Do there exist an infinite number of integer-solutions $(x,y,z)$ of $x^x\cdot y^y=z^z$ where $1\lt x\le y$?

Question

Question : Do there exist an infinite number of integer-solutions $(x,y,z)$ of $x^x\cdot y^y=z^z$ where $1\lt x\le y$ ?

Motivation : After struggling to find a solution, I've just got one solution, which is $$(x,y,z)=(1679616, 2985984, 4478976).$$

In the following, I'm going to write how I got this solution.

Letting $d$ be the greatest common divisor of $x,y,z$, we can represent $$x=ad, y=bd, z=cd$$ where $a,b,c$ are coprimes with each other. Then, we get $$d^{a+b-c}\cdot a^a\cdot b^b=c^c.$$

In the following, let's consider without the condition $x\le y$. Here, I suppose

$$a=2^m, b=3^n, a+b-c=1.$$

(As a result, this supposition works.)

Then, we get $$d=\frac{c^c}{2^{ma}\cdot 3^{nb}}.$$

Hence, letting $c=2^k\cdot 3^l$, if $$kc\ge ma=m\cdot 2^m, lc\ge nb=n\cdot 3^n,$$ then $d$ is an integer.

Since $(m,n)=(4,2)$ satisfies the above conditions, then we get $d=2^8\cdot 3^6=186624.$ Hence we can get $$x=9d=2^8\cdot 3^8=1679616, y=16d=2^{12}\cdot 3^6=2985984, z=24d=2^{11}\cdot 3^7=4478976.$$ Note that here I interchanged $x$ and $y$.

P.S : I was surprised to get this solution because I got this almost by chance. So, I don't know the other solutions. If you have any helpful information, please teach me.

Answer 1

Ke Zhao find these solutions: $n\in\mathbb N,$ $$x=2^{2^{n+1}(2^n-n-1)+2n}(2^n-1)^{2(2^n-1)},\\ y=2^{2^{n+1}(2^n-n-1)}(2^n-1)^{2(2^n-1)+2},\\ z=2^{2^{n+1}(2^n-n-1)+n+1}(2^n-1)^{2(2^n-1)+1}.$$

You may find that these solutions satisfies $4xy=z^2,$ W.H.Mills proved that

1)If $4xy=z^2$ then Ke Zhao's solutions are all of them.

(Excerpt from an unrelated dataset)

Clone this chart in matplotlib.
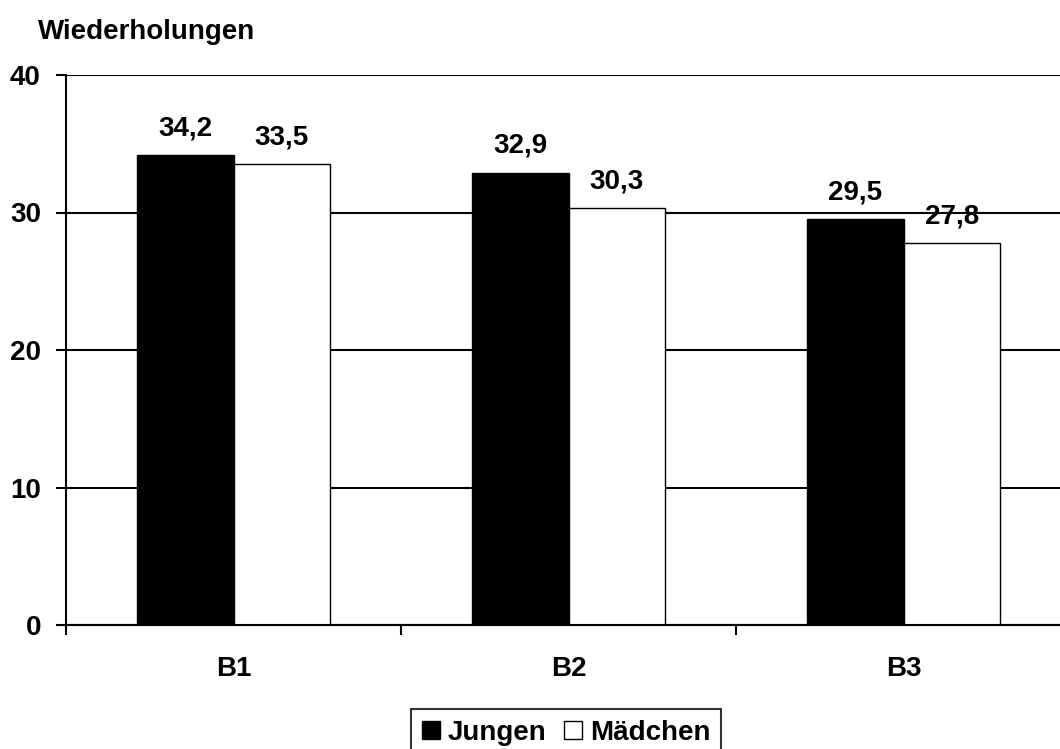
import matplotlib
matplotlib.use("Agg")
import matplotlib.pyplot as plt
from matplotlib.lines import Line2D
import numpy as np

categories = ["B1", "B2", "B3"]
jungen = [34.2, 32.9, 29.5]
maedchen = [33.5, 30.3, 27.8]
series_names = ["Jungen", "Mädchen"]
yticks = [0, 10, 20, 30, 40]

plt.rcParams['font.family'] = ['Liberation Sans', 'DejaVu Sans']
plt.rcParams['font.weight'] = 'bold'

W, H = 1060, 749
fig = plt.figure(figsize=(W/100, H/100), dpi=100)
ax = fig.add_axes([66/W, 1-625/H, 1005/W, 550/H])

x = np.arange(len(categories))
bw = 0.288
ax.bar(x - bw/2, jungen, bw, color='black', edgecolor='black', linewidth=1, zorder=2)
ax.bar(x + bw/2, maedchen, bw, color='white', edgecolor='black', linewidth=1, zorder=2)

for xi, v in zip(x - bw/2, jungen):
    ax.text(xi, v + 1.0, f"{v:.1f}".replace('.', ','), ha='center', va='bottom',
            fontsize=20, fontweight='bold', zorder=0.4)
for xi, v in zip(x + bw/2, maedchen):
    ax.text(xi, v + 1.0, f"{v:.1f}".replace('.', ','), ha='center', va='bottom',
            fontsize=20, fontweight='bold', zorder=0.4)

ax.set_xlim(-0.5, len(categories) - 0.5)
ax.set_ylim(0, 40)
ax.set_yticks(yticks)
ax.set_yticklabels([str(t) for t in yticks], fontsize=20, fontweight='bold')
ax.set_xticks(x)
ax.set_xticklabels(categories, fontsize=20, fontweight='bold')
ax.tick_params(axis='x', length=0, pad=22)
ax.set_xticks(np.arange(len(categories)) - 0.5, minor=True)
ax.tick_params(axis='x', which='minor', length=7, width=1.5, direction='out')
ax.tick_params(axis='y', length=7, width=1.5, direction='out', pad=11)

ax.set_axisbelow(True)
ax.yaxis.grid(True, color='black', linewidth=1.5)
for s in ['top', 'right']:
    ax.spines[s].set_visible(False)
ax.spines['left'].set_linewidth(1.5)
ax.spines['bottom'].set_linewidth(1.5)

fig.text(38/W, 1-32/H, "Wiederholungen", fontsize=20, fontweight='bold', va='center', ha='left')

handles = [Line2D([], [], marker='s', linestyle='none', markersize=13,
                  markerfacecolor='black', markeredgecolor='black'),
           Line2D([], [], marker='s', linestyle='none', markersize=13,
                  markerfacecolor='white', markeredgecolor='black', markeredgewidth=1)]
leg = fig.legend(handles, series_names, loc='upper center', bbox_to_anchor=(566/W, 1-709/H),
                 ncol=2, frameon=True, fancybox=False, handlelength=0.7, handletextpad=0.25,
                 columnspacing=0.6, borderpad=0.4, borderaxespad=0,
                 prop={'size': 20, 'weight': 'bold'})
leg.get_frame().set_edgecolor('black')
leg.get_frame().set_linewidth(1.5)

fig.savefig("out.png", dpi=100)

2)If $4xy>z^2$ then there has no solutions.

3)If $4xy<z^2$ then there only exist fintite many solutions.

Hence maybe Ke Zhao has given all the solutions to $x^xy^y=z^z,$ but this has not been proven.

Answer 2

I've just got the following in a similar way as above.

The answer is Yes; there exist an infinite number of solutions.

Letting $p,q$ be coprime integers with each other, suppose $$a=p^m, b=q^n, a+b-c=1, c=p^k\cdot q^l, kc\ge ma, lc\ge nb.$$

Here, I got the following because of a relational equation $N^2+(N-1)^2=2N(N-1)+1$.

$$p=N-1, m=2, N=2^s, q=2, n=2s, k=1, l=s+1,$$$$ a=(2^s-1)^2, b=2^{2s}, c=2^{s+1}(2^s-1).$$

Now, we know that if $s\ge 2$, then these satisfy the above conditions. Also, note that the $s=2$ case is the case I found.

Hence, we get $$d=2^u\cdot p^v, u=2^{s+1}(2^s-s-1), p=2^s-1, v=2(2^s-1),$$$$ x=2^u\cdot p^{v+1}, y=2^{2s+u}\cdot p^v, z=2^{u+s+1}\cdot p^{v+1}.$$

You can take every integer larger than or equal to $2$ as $s$, then we now know that there exist an infinite number of solutions. Now the proof is completed.

$P.S.$ For $s=3$, we get $$p=7, a=49, b=64, c=112, u=64, v=14,$$$$ x=2^{64}\cdot 7^{16}, y=2^{70}\cdot 7^{14}, z=2^{68}\cdot 7^{15}.$$

Note that $z=2^{68}\cdot 7^{15}\approx 10^{33}.$

I'm interested in finding every solution, which seems very hard.